Afterward, Charles A. Comiskey said: “The White Sox once more are champions of the world and I feel as if nothing in baseball matters from now on.”

And the Tribune’s James Crusinberry wrote: “Even the electric signs along the gay white way seem dim tonight! New York has had a blow that made it sick. A bombardment from German flyers couldn’t have done much more damage. New York was so sick it didn’t even fight.”
“It is calm tonight from Harlem to Bowling Green, and if one stands at Forty-second street and Broadway, one might think one was in Evanston, for all New York is sick. The only live persons in town are the few from Chicago who are marching on the sidewalks and pushing all the citizens into the new subway excavation.”

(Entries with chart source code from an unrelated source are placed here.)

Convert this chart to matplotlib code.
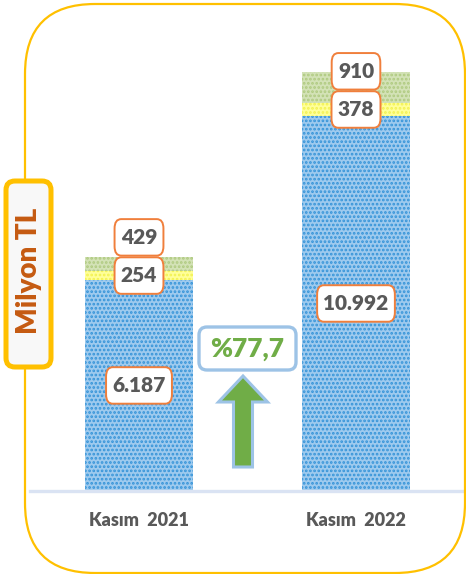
import matplotlib
matplotlib.use("Agg")
import matplotlib.pyplot as plt
from matplotlib.patches import FancyBboxPatch, FancyArrow
from matplotlib.transforms import IdentityTransform

categories = ["Kasım  2021", "Kasım  2022"]
blue_vals = [6187, 10992]
yellow_vals = [254, 378]
green_vals = [429, 910]
blue_labels = ["6.187", "10.992"]
yellow_labels = ["254", "378"]
green_labels = ["429", "910"]
pct_label = "%77,7"
ylabel = "Milyon TL"

W, H = 466, 574
DPI = 100
fig = plt.figure(figsize=(W / DPI, H / DPI), dpi=DPI)
plt.rcParams['font.family'] = ['Lato', 'DejaVu Sans']
plt.rcParams['hatch.linewidth'] = 1.3

def fx(x):
    return x / W

def fy(y):
    return (H - y) / H

# Outer rounded frame (display/pixel coords)
frame = FancyBboxPatch((25, H - 573), 440, 569,
                       boxstyle="round,pad=0,rounding_size=70",
                       transform=IdentityTransform(), fill=False,
                       edgecolor="#FFC000", linewidth=1.6, zorder=0)
fig.patches.append(frame)

# Axes
ax_left, ax_right = 30, 463
ax_bottom, ax_top = 491, 72
ax = fig.add_axes([fx(ax_left), fy(ax_bottom), (ax_right - ax_left) / W,
                   (ax_bottom - ax_top) / H])
ax.patch.set_alpha(0)
unit = 217.0
c0 = 139 - ax_left
ax.set_xlim(-c0 / unit, (ax_right - ax_left - c0) / unit)
totals = [b + y + g for b, y, g in zip(blue_vals, yellow_vals, green_vals)]
ax.set_ylim(0, max(totals))

x = list(range(len(categories)))
bw = 0.5
ax.bar(x, blue_vals, width=bw, color="#9ECAEE", hatch="....",
       edgecolor="#3493D8", linewidth=0, zorder=2)
ax.bar(x, yellow_vals, bottom=blue_vals, width=bw, color="#FFFF99",
       hatch="....", edgecolor="#F2F250", linewidth=0, zorder=2)
bottoms2 = [b + y for b, y in zip(blue_vals, yellow_vals)]
ax.bar(x, green_vals, bottom=bottoms2, width=bw, color="#D3E2B6",
       hatch="....", edgecolor="#AFCA80", linewidth=0, zorder=2)

for s in ["top", "right", "left"]:
    ax.spines[s].set_visible(False)
ax.spines["bottom"].set_color("#DAE3F3")
ax.spines["bottom"].set_linewidth(2.4)
ax.set_yticks([])
ax.set_xticks(x)
ax.set_xticklabels(categories, fontsize=13, fontweight="heavy", color="#595959")
ax.tick_params(axis="x", length=0, pad=15)

label_kw = dict(ha="center", va="center", fontsize=15, fontweight="heavy",
                color="#595959", zorder=5,
                bbox=dict(boxstyle="round,pad=0.3,rounding_size=0.32",
                          mutation_aspect=1.4,
                          facecolor="white", edgecolor="#F07F3C", linewidth=1.4))
for i in x:
    ax.annotate(blue_labels[i], (i, blue_vals[i] / 2), **label_kw)
    ymid = blue_vals[i] + yellow_vals[i] / 2
    ax.annotate(yellow_labels[i], (i, ymid), **label_kw)
    ax.annotate(green_labels[i], (i, ymid), xytext=(0, 27.5),
                textcoords="offset points", **label_kw)

# Growth arrow
arrow = FancyArrow(243, H - 467, 0, 91, width=19, head_width=49,
                   head_length=26, length_includes_head=True,
                   transform=IdentityTransform(), facecolor="#70AD47",
                   edgecolor="#9DC3E6", linewidth=2.2, zorder=6)
fig.patches.append(arrow)

# Percentage box
pbox = FancyBboxPatch((199, H - 370), 97, 43,
                      boxstyle="round,pad=0,rounding_size=8",
                      transform=IdentityTransform(), facecolor="white",
                      edgecolor="#9DC3E6", linewidth=2.4, zorder=6)
fig.patches.append(pbox)
fig.text(fx(247.5), fy(349), pct_label, ha="center", va="center",
         fontsize=19, fontweight="heavy", color="#70AD47", zorder=7)

# Y label box
ybox = FancyBboxPatch((6, H - 367), 45, 186,
                      boxstyle="round,pad=0,rounding_size=9",
                      transform=IdentityTransform(), facecolor="#F8F8F8",
                      edgecolor="#FFC000", linewidth=3.6, zorder=6)
fig.patches.append(ybox)
fig.text(fx(29), fy(271), ylabel, ha="center", va="center", rotation=90,
         fontsize=20, fontweight="heavy", color="#C55A11", zorder=7)

fig.savefig("out.png", dpi=DPI)
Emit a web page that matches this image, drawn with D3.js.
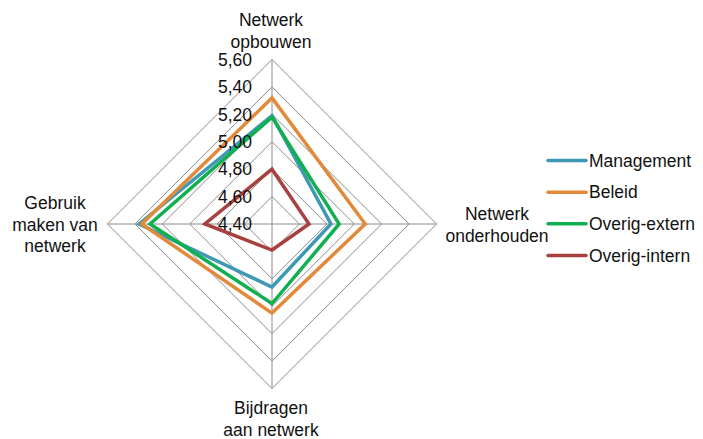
<!DOCTYPE html>
<html>
<head>
<meta charset="utf-8">
<script src="https://cdn.jsdelivr.net/npm/d3@7"></script>
<style>
  html, body { margin: 0; padding: 0; background: #fff; }
  svg { display: block; font-family: "Liberation Sans", Arial, sans-serif; }
</style>
</head>
<body>
<svg id="chart" width="703" height="439"></svg>
<script>
// Axes, clockwise from the top
const axes = [
  ["Netwerk", "opbouwen"],
  ["Netwerk", "onderhouden"],
  ["Bijdragen", "aan netwerk"],
  ["Gebruik", "maken van", "netwerk"]
];
const seriesNames = ["Management", "Beleid", "Overig-extern", "Overig-intern"];
const management   = [5.19, 4.83, 4.86, 5.37];
const beleid       = [5.32, 5.08, 5.05, 5.35];
const overigExtern = [5.18, 4.89, 4.98, 5.29];
const overigIntern = [4.80, 4.67, 4.59, 4.89];
const tickValues = [4.40, 4.60, 4.80, 5.00, 5.20, 5.40, 5.60];
const colors = ["#3f98b4", "#e3893a", "#10b050", "#a8403f"];

const seriesValues = [management, beleid, overigExtern, overigIntern];

const svg = d3.select("#chart");
const cx = 272, cy = 224, R = 164.5;
const r = d3.scaleLinear().domain([4.4, 5.6]).range([0, R]);
const angle = d3.scaleLinear().domain([0, axes.length]).range([0, 2 * Math.PI]);

const pt = (i, v) => {
  const a = angle(i);
  return [cx + r(v) * Math.sin(a), cy - r(v) * Math.cos(a)];
};

const closedLine = d3.line().curve(d3.curveLinearClosed);

// Grid rings
const grid = svg.append("g");
tickValues.slice(1).forEach(t => {
  grid.append("path")
    .attr("d", closedLine(axes.map((_, i) => pt(i, t))))
    .attr("fill", "none")
    .attr("stroke", "#8c8c8c")
    .attr("stroke-width", 1);
});
// Spokes
axes.forEach((_, i) => {
  const [x, y] = pt(i, 5.6);
  grid.append("line")
    .attr("x1", cx).attr("y1", cy).attr("x2", x).attr("y2", y)
    .attr("stroke", "#8c8c8c").attr("stroke-width", 1);
});

// Series polygons
const plot = svg.append("g");
seriesValues.forEach((vals, s) => {
  plot.append("path")
    .attr("d", closedLine(vals.map((v, i) => pt(i, v))))
    .attr("fill", "none")
    .attr("stroke", colors[s])
    .attr("stroke-width", 3.5)
    .attr("stroke-linejoin", "miter");
});

// Tick labels along the top spoke
const fmt = d => d.toFixed(2).replace(".", ",");
svg.append("g").selectAll("text")
  .data(tickValues)
  .join("text")
  .attr("x", cx - 20)
  .attr("y", d => pt(0, d)[1])
  .attr("dy", "0.36em")
  .attr("text-anchor", "end")
  .attr("font-size", 17.5)
  .attr("fill", "#111")
  .text(fmt);

// Axis labels
const labelPos = [
  { x: 271, y: 20, anchor: "middle" },
  { x: 497, y: 214, anchor: "middle" },
  { x: 271, y: 408, anchor: "middle" },
  { x: 55,  y: 203, anchor: "middle" }
];
const lineH = 21.5;
axes.forEach((lines, i) => {
  const p = labelPos[i];
  const t = svg.append("text")
    .attr("text-anchor", p.anchor)
    .attr("font-size", 17.5)
    .attr("fill", "#111");
  lines.forEach((ln, k) => {
    t.append("tspan")
      .attr("x", p.x)
      .attr("y", p.y + k * lineH)
      .attr("dy", "0.36em")
      .text(ln);
  });
});

// Legend
const legend = svg.append("g");
const legY = d3.scaleLinear().domain([0, 3]).range([160.5, 255.5]);
seriesNames.forEach((name, s) => {
  const y = legY(s);
  legend.append("line")
    .attr("x1", 548).attr("x2", 586).attr("y1", y).attr("y2", y)
    .attr("stroke", colors[s]).attr("stroke-width", 3.5).attr("stroke-linecap", "round");
  legend.append("text")
    .attr("x", 589).attr("y", y).attr("dy", "0.36em")
    .attr("font-size", 17.5).attr("fill", "#111")
    .text(name);
});
</script>
</body>
</html>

And, in his “In the Wake of the News” feature, Ring Lardner attempted his own (satirical) game summary from Chicago. The bottom of the ninth: “McGraw substituted Sallee as pinch hitter for Burns. He doubled. Herzog re-doubled and was set four tricks. The Kaiser batted for Kauff and hit into a quadruple play, Serbia to France to England to Wilson. No runs.
“The seventh game of the series will be played tomorrow at Petrograd, and the admission will be free, as it should have been all the time.”